Among this cast is Blake Jenner, who plays the main character, Jake, a freshman pitcher who arrives at his college campus baseball house to live with his wildly interesting teammates. Tyler Hoechlin plays senior hotshot, McReynolds, while Will Brittain plays another freshman pitcher, Billy Autrey.
The trio spoke to Sound & Picture on a variety of topics—from Linklater, as a person and as a filmmaker, as well as building a community on set, relocating bees, and, of course, mustaches.
First off, how did you get involved with this? Was it pitched to you as a “spiritual sequel?”
Blake Jenner:When I got the audition it just said “Untitled Linklater Baseball Comedy,” so I knew nothing about it.
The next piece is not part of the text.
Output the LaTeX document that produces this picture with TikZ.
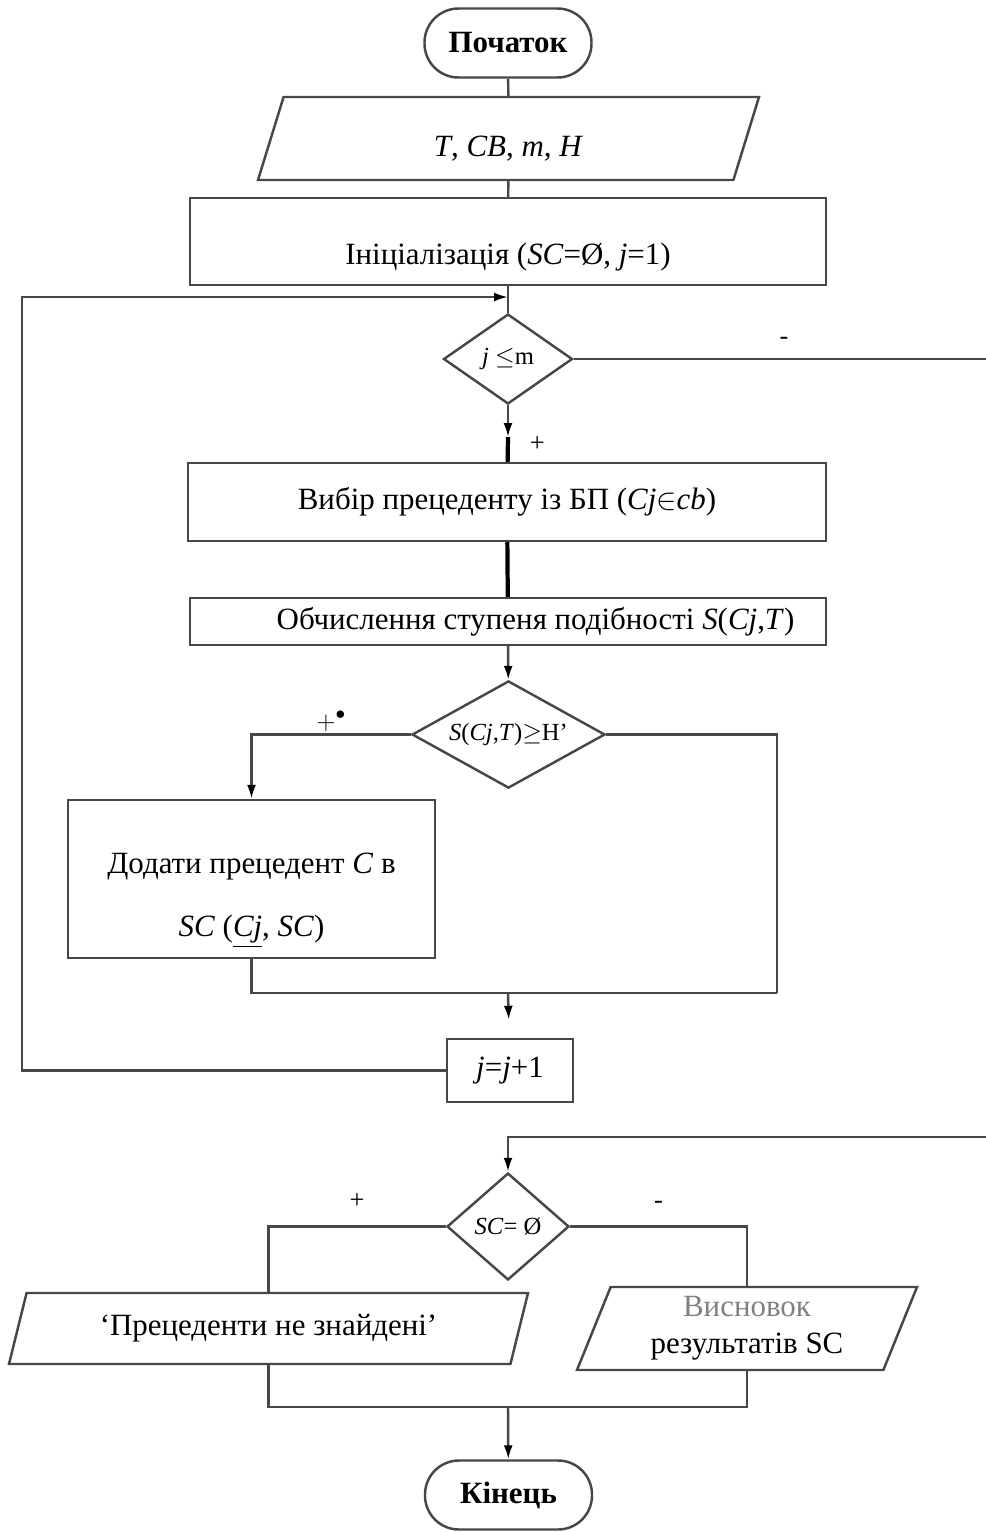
\documentclass[tikz,border=0pt]{standalone}
\usepackage{fontspec}
\setmainfont{Liberation Serif}
\usepackage{tikz}
\usetikzlibrary{arrows.meta,shapes,positioning,calc}

\begin{document}
\begin{tikzpicture}[
    >={Latex[length=0.28cm, width=0.18cm, color=black]},
    line width=1.4pt,
    color=black!72,
    every node/.style={text=black},
    terminal/.style={draw, rectangle, rounded corners=0.68cm, minimum width=3.34cm, minimum height=1.38cm, font=\fontsize{17.6}{21}\selectfont\bfseries},
    block/.style={draw, rectangle, align=center, font=\fontsize{17.6}{21}\selectfont},
    io/.style={draw, trapezium, trapezium left angle=66, trapezium right angle=114, trapezium stretches body, align=center, font=\fontsize{17.6}{21}\selectfont},
    decision/.style={draw, diamond, aspect=1.4, inner sep=0pt, font=\fontsize{14}{16}\selectfont},
    sign/.style={font=\fontsize{15}{18}\selectfont},
    heavy/.style={line width=2.4pt, draw=black}
]
    \useasboundingbox (0,0) rectangle (19.72,-30.64);

    \node[terminal] (Start) at (10.16, -0.86) {Початок};
    \node[io, minimum width=10.02cm, minimum height=1.66cm, text height=0.82cm] (Input) at (10.17, -2.77) {\textit{T}, \textit{CB}, \textit{m}, \textit{H}};
    \node[block, minimum width=12.72cm, minimum height=1.74cm, text height=1.05cm] (Init) at (10.16, -4.83) {Ініціалізація (\textit{SC}=Ø, \textit{j}=1)};
    \node[decision, minimum width=2.58cm, minimum height=1.8cm] (CondJ) at (10.16, -7.18) {\textit{j} $\le$m};
    \node[block, minimum width=12.76cm, minimum height=1.56cm] (Select) at (10.14, -10.04) {Вибір прецеденту із БП (\textit{Cj}$\in$\textit{cb})};
    \node[block, minimum width=12.72cm, minimum height=0.94cm] (Sim) at (10.16, -12.43) {\hspace*{1.1cm}Обчислення ступеня подібності \textit{S}(\textit{Cj},\textit{T})};
    \node[decision, minimum width=3.86cm, minimum height=2.06cm] (CondS) at (10.17, -14.69) {\textit{S}(\textit{Cj},\textit{T})$\ge$H'};
    \node[block, minimum width=7.34cm, minimum height=3.16cm, font=\fontsize{17.6}{36}\selectfont] (Add) at (5.03, -17.58) {\rule{0pt}{1.25cm}Додати прецедент \textit{C} в\\\textit{SC} (\underline{\textit{Cj}}, \textit{SC})};
    \node[block, minimum width=2.52cm, minimum height=1.26cm] (Inc) at (10.2, -21.41) {\textit{j}=\textit{j}+1};
    \node[decision, minimum width=2.44cm, minimum height=2.14cm] (CondSC) at (10.16, -24.53) {\textit{SC}= Ø};
    \node[io, minimum width=10.38cm, minimum height=1.42cm] (NotFound) at (5.37, -26.57) {‘Прецеденти не знайдені’};
    \node[io, minimum width=6.8cm, minimum height=1.66cm] (Output) at (14.94, -26.57) {{\color{gray}Висновок}\\результатів SC};
    \node[terminal] (End) at (10.17, -29.9) {Кінець};

    \coordinate (LoopIn)   at (10.16, -5.94);
    \coordinate (LoopLeft) at (0.44, -5.94);
    \coordinate (ExitJ)    at (19.72, -7.18);
    \coordinate (ArrJ)     at (10.16, -8.74);
    \coordinate (JoinS)    at (15.54, -19.86);
    \coordinate (MergeS)   at (10.16, -19.86);
    \coordinate (EntrySC)  at (19.72, -22.74);
    \coordinate (MergeSC)  at (10.16, -28.14);

    \draw (Start) -- (Input);
    \draw (Input) -- (Init);
    \draw (Init) -- (CondJ);
    \draw[->] (Inc.west) -| (LoopLeft) -- (LoopIn);

    \draw (CondJ.east) -- (ExitJ) node[sign, pos=0.51, above=4pt] {-};
    \draw[->] (CondJ) -- (ArrJ);
    \draw[heavy] (ArrJ) -- (Select) node[sign, pos=0.3, right=8pt] {+};
    \draw[heavy] (Select) -- (Sim);
    \draw[->] (Sim) -- (CondS);

    \draw[->] (CondS.west) -| (Add.north) node[sign, pos=0.25, above=-2pt] {$+^{\bullet}$};
    \draw (CondS.east) -| (JoinS);
    \draw (Add.south) |- (JoinS);
    \draw[->, shorten >=0.36cm] (MergeS) -- (Inc);

    \draw[->] (EntrySC) -| (CondSC.north);
    \draw (CondSC.west) -| (NotFound.center |- NotFound.north) node[sign, pos=0.25, above=6pt] {+};
    \draw (CondSC.east) -| (Output.north) node[sign, pos=0.25, above=6pt] {-};
    \draw (NotFound.center |- NotFound.south) |- (MergeSC) -| (Output.south);
    \draw[->] (MergeSC) -- (End);

\end{tikzpicture}
\end{document}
I just knew some intel that my managers had gotten, saying, “Oh, we think this is a sequel to Dazed, or something like that.” But it was very vague at first. We didn’t even get to read the script until about two or three auditions in.
Will Brittain: And before even getting to that place, we had to submit a baseball skills tape, so I guess they could know we were actually good enough to play baseball before we read the script.
Did you go for certain characters when you got that initial audition?
WB: We read the script and they asked us to submit roles that we personally felt we would like to read for. That was one audition. The callback audition they handpicked a few of those roles—say, we submitted five and they picked three—and we read for those.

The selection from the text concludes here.